1935 - Crime
Crime
Federal agents kill Kate "Ma" Barker (née Arizona Donnie Clark), 61, and her husband, Fred, of the notorious Karpis-Barker gang January 16 outside Ocklawaha, Fla., in a 6-hour shootout. Fred Barker is a filling-station operator who has no record of any criminal activity; his wife has allegedly masterminded a series of robberies, kidnappings, and murders, but she may merely have lived off the proceeds of the crimes that her sons Lloyd, 38, Arthur, 35, and Fred committed (Fred was killed in 1927 at age 31). Her death ends a 20-month crime spree that has gripped the nation's attention.
The Smith & Wesson .357 Magnum revolver introduced April 8 can be ordered with barrels ranging from 3½ to 8 3/8 inches in length and with the longest barrel fires a 158-grain semiwadcutter bullet at 1,515 feet per second (see 1908).
Manhattan district attorney Thomas E. Dewey, 33, raids Polly Adler's brothel as part of a crackdown on an alleged prostitution syndicate (see 1924). Adler is convicted on charges of possessing pornographic films and serves 24 days under the alias "Joan Martin" (see 1943).
Newark, N.J., mobster Dutch Schulz (Arthur Flegenheimer), 33, is mortally wounded October 23 by gunmen from a newly organized New York crime syndicate who walk into his saloon headquarters and shoot him down along with his three companions. A major figure in liquor bootlegging during Prohibition, Flegenheimer has twice in the last 2 years been tried and acquitted on charges of having evaded income taxes on the proceeds of his various rackets.
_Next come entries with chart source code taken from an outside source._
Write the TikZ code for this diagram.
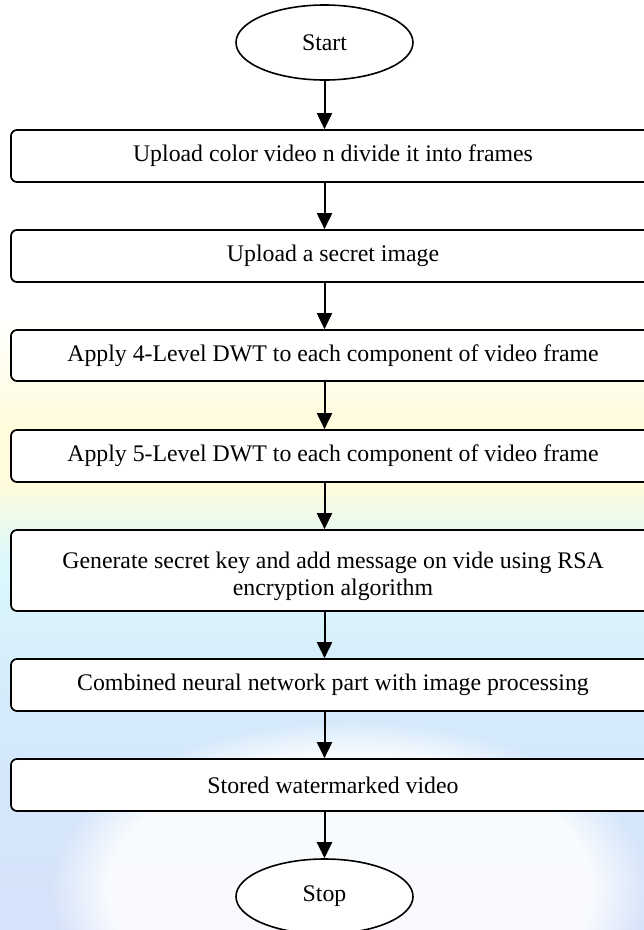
\documentclass[tikz,border=0pt]{standalone}
\usepackage{fontspec}
\setmainfont{Liberation Serif}
\usetikzlibrary{arrows.meta,shapes.geometric,fadings}
\definecolor{wmA}{HTML}{D6E2FA}
\definecolor{wmB}{HTML}{D4EAFB}
\definecolor{wmC}{HTML}{DCF8FC}
\definecolor{wmD}{HTML}{FFFBDC}
\pgfdeclareverticalshading{wmshade}{100bp}{color(0bp)=(wmA); color(25bp)=(wmA); color(37bp)=(wmB); color(45bp)=(wmC); color(49bp)=(wmD); color(52bp)=(wmD); color(58bp)=(white); color(100bp)=(white)}
\begin{document}
\begin{tikzpicture}[x=1pt,y=-1pt,
  every node/.style={font=\fontsize{23.8}{27.4}\selectfont},
  procbox/.style={draw, line width=1.7pt, rounded corners=6pt, fill=white,
    minimum width=644pt, minimum height=52pt, inner sep=0pt, align=center},
  termnode/.style={draw, ellipse, line width=1.6pt, fill=white,
    minimum width=177pt, minimum height=75pt, inner sep=0pt},
  flow/.style={line width=2pt, -{Triangle[length=16pt,width=15pt]}}]
\useasboundingbox (0,0) rectangle (644,930);
\clip (0,0) rectangle (644,930);
% faint background watermark
\shade[shading=wmshade] (0,0) rectangle (644,930);
\fill[white, opacity=0.85, path fading=circle with fuzzy edge 20 percent] (350,890) ellipse [x radius=300, y radius=170];
% nodes
\node[termnode] (start) at (324.5,42.5) {Start};
\node[procbox] (b1) at (333,156) {Upload color video n divide it into frames};
\node[procbox] (b2) at (333,256) {Upload a secret image};
\node[procbox, minimum height=51pt] (b3) at (333,355.5) {Apply 4-Level DWT to each component of video frame};
\node[procbox] (b4) at (333,456) {Apply 5-Level DWT to each component of video frame};
\node[procbox, minimum height=81pt] (b5) at (333,570.5) {};
\node[align=center, inner sep=0pt] (b5t) at (333,576.5) {Generate secret key and add message on vide using RSA\\encryption algorithm};
\node[procbox] (b6) at (333,685) {Combined neural network part with image processing};
\node[procbox] (b7) at (333,785) {Stored watermarked video};
\node[termnode] (stop) at (324.5,896.5) {Stop};
% connectors
\draw[flow] (start.south) -- (start.south |- b1.north);
\draw[flow] (b1.south -| start) -- (b2.north -| start);
\draw[flow] (b2.south -| start) -- (b3.north -| start);
\draw[flow] (b3.south -| start) -- (b4.north -| start);
\draw[flow] (b4.south -| start) -- (b5.north -| start);
\draw[flow] (b5.south -| start) -- (b6.north -| start);
\draw[flow] (b6.south -| start) -- (b7.north -| start);
\draw[flow] (b7.south -| start) -- (stop.north);
\end{tikzpicture}
\end{document}
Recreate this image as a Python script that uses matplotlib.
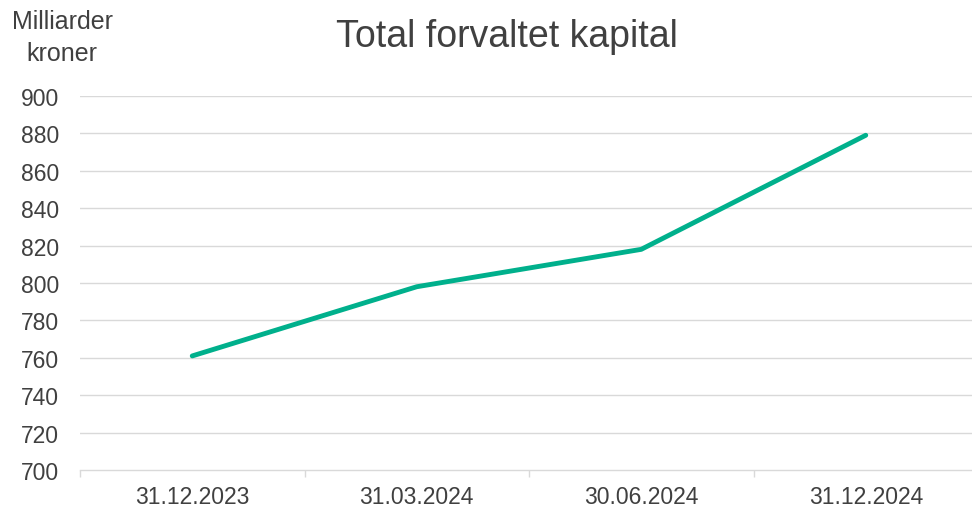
import matplotlib
matplotlib.use("Agg")
import matplotlib.pyplot as plt
from matplotlib.ticker import FixedLocator

plt.rcParams['font.family'] = ['Liberation Sans', 'DejaVu Sans']

categories = ["31.12.2023", "31.03.2024", "30.06.2024", "31.12.2024"]
values = [761, 798, 818, 879]
y_ticks = list(range(700, 901, 20))
title = "Total forvaltet kapital"
unit_label = "Milliarder\nkroner"

W, H = 972, 510
fig = plt.figure(figsize=(W / 100, H / 100), dpi=100)
ax = fig.add_axes([80 / W, (H - 471) / H, (978 - 80) / W, (471 - 97) / H])

x = list(range(len(categories)))
ax.plot(x, values, color="#00B08C", linewidth=3.5, solid_capstyle="round", zorder=3)

ax.set_xlim(-0.5, len(categories) - 0.5)
ax.set_ylim(700, 900)
ax.set_yticks(y_ticks)
ax.set_xticks(x)
ax.set_xticklabels(categories)
ax.xaxis.set_minor_locator(FixedLocator([i - 0.5 for i in range(len(categories) + 1)]))

grid_c = "#D9D9D9"
for yv in y_ticks[1:]:
    ax.axhline(yv, color=grid_c, linewidth=1.0, zorder=1)

for s in ["top", "right", "left"]:
    ax.spines[s].set_visible(False)
ax.spines["bottom"].set_color(grid_c)
ax.spines["bottom"].set_linewidth(1.0)

text_c = "#404040"
ax.tick_params(axis="y", which="both", length=0, pad=15, labelsize=16.5, labelcolor=text_c)
ax.tick_params(axis="x", which="major", length=0, pad=11, labelsize=16.5, labelcolor=text_c)
ax.tick_params(axis="x", which="minor", length=5, width=1.0, color=grid_c)

fig.text(507 / W, 1 - 37 / H, title, ha="center", va="center", fontsize=27, color=text_c)
fig.text(62 / W, 1 - 38 / H, unit_label, ha="center", va="center", fontsize=18,
         color=text_c, linespacing=1.4)

fig.savefig("out.png", dpi=100)
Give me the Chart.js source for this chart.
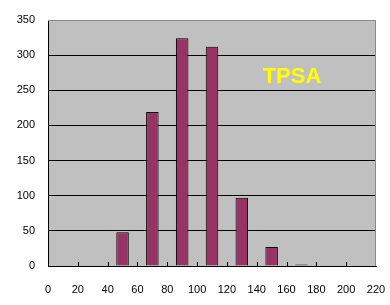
<!DOCTYPE html>
<html><head><meta charset="utf-8">
<script src="https://cdn.jsdelivr.net/npm/chart.js@4/dist/chart.umd.min.js"></script>
<style>html,body{margin:0;padding:0;background:#fff}#c{display:block}</style>
</head><body>
<canvas id="c" width="390" height="305"></canvas>
<script>
const binCenters = [50, 70, 90, 110, 130, 150, 170];
const counts = [48, 219, 324, 312, 97, 27, 2];
const xMin = 0, xMax = 220, xStep = 20;
const yMin = 0, yMax = 350, yStep = 50;
const labelText = 'TPSA';

const bgPlugin = {
  id: 'bg',
  beforeDraw(chart) {
    const {ctx, chartArea: a} = chart;
    ctx.save();
    ctx.fillStyle = '#c0c0c0';
    ctx.fillRect(a.left, a.top, a.right - a.left, a.bottom - a.top);
    ctx.restore();
  },
  afterDatasetsDraw(chart) {
    const {ctx, chartArea: a, scales} = chart;
    ctx.save();
    ctx.strokeStyle = '#888';
    ctx.lineWidth = 1;
    ctx.beginPath();
    ctx.moveTo(a.left, a.top + 0.5);
    ctx.lineTo(a.right - 0.5, a.top + 0.5);
    ctx.lineTo(a.right - 0.5, a.bottom);
    ctx.stroke();
    ctx.strokeStyle = '#000';
    for (let v = xMin + xStep; v < xMax; v += xStep) {
      const px = Math.round(scales.x.getPixelForValue(v)) + 0.5;
      ctx.beginPath();
      ctx.moveTo(px, a.bottom);
      ctx.lineTo(px, a.bottom - 4);
      ctx.stroke();
    }
    ctx.fillStyle = '#ffff00';
    ctx.font = 'bold 22px "Liberation Sans", Arial, sans-serif';
    ctx.textAlign = 'center';
    ctx.textBaseline = 'middle';
    ctx.fillText(labelText, 292, 77);
    ctx.restore();
  }
};

new Chart(document.getElementById('c'), {
  type: 'bar',
  data: {
    datasets: [{
      data: binCenters.map((x, i) => ({x: x, y: counts[i]})),
      backgroundColor: '#993366',
      borderColor: '#000',
      borderWidth: 1,
      barPercentage: 0.42,
      categoryPercentage: 1
    }]
  },
  plugins: [bgPlugin],
  options: {
    responsive: false,
    animation: false,
    layout: {padding: {left: 0, right: 14, top: 20, bottom: 0}},
    plugins: {legend: {display: false}, tooltip: {enabled: false}},
    scales: {
      x: {
        type: 'linear', min: xMin, max: xMax, offset: false,
        ticks: {stepSize: xStep, color: '#000', padding: 17, maxRotation: 0,
          font: {family: '"Liberation Sans", Arial, sans-serif', size: 11}},
        grid: {drawOnChartArea: false, drawTicks: false, offset: false},
        border: {color: '#000', width: 1},
        afterFit(s) { s.height = 39; s.paddingLeft = 0; s.paddingRight = 0; }
      },
      y: {
        min: yMin, max: yMax,
        ticks: {stepSize: yStep, color: '#000', padding: 13,
          font: {family: '"Liberation Sans", Arial, sans-serif', size: 11}},
        grid: {drawTicks: false, lineWidth: 1,
          color: c => c.tick && c.tick.value === yMax ? 'rgba(0,0,0,0)' : '#000'},
        border: {color: '#000', width: 1},
        afterFit(s) { s.width = 48; s.paddingTop = 0; s.paddingBottom = 0; }
      }
    }
  }
});
</script>
</body></html>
Cleveland's mayor Harold H. Burton vows to shut down his city's gambling clubs and hires Chicago gangbuster Eliot Ness in December (see Capone, 1931). Now 32, Ness will close the region's largest gambling joint within a few months, personally fire police officers for drunkenness or sleeping on the job, reorganize the police department, plan the city's first police academy, and cope with a series of grisly murders.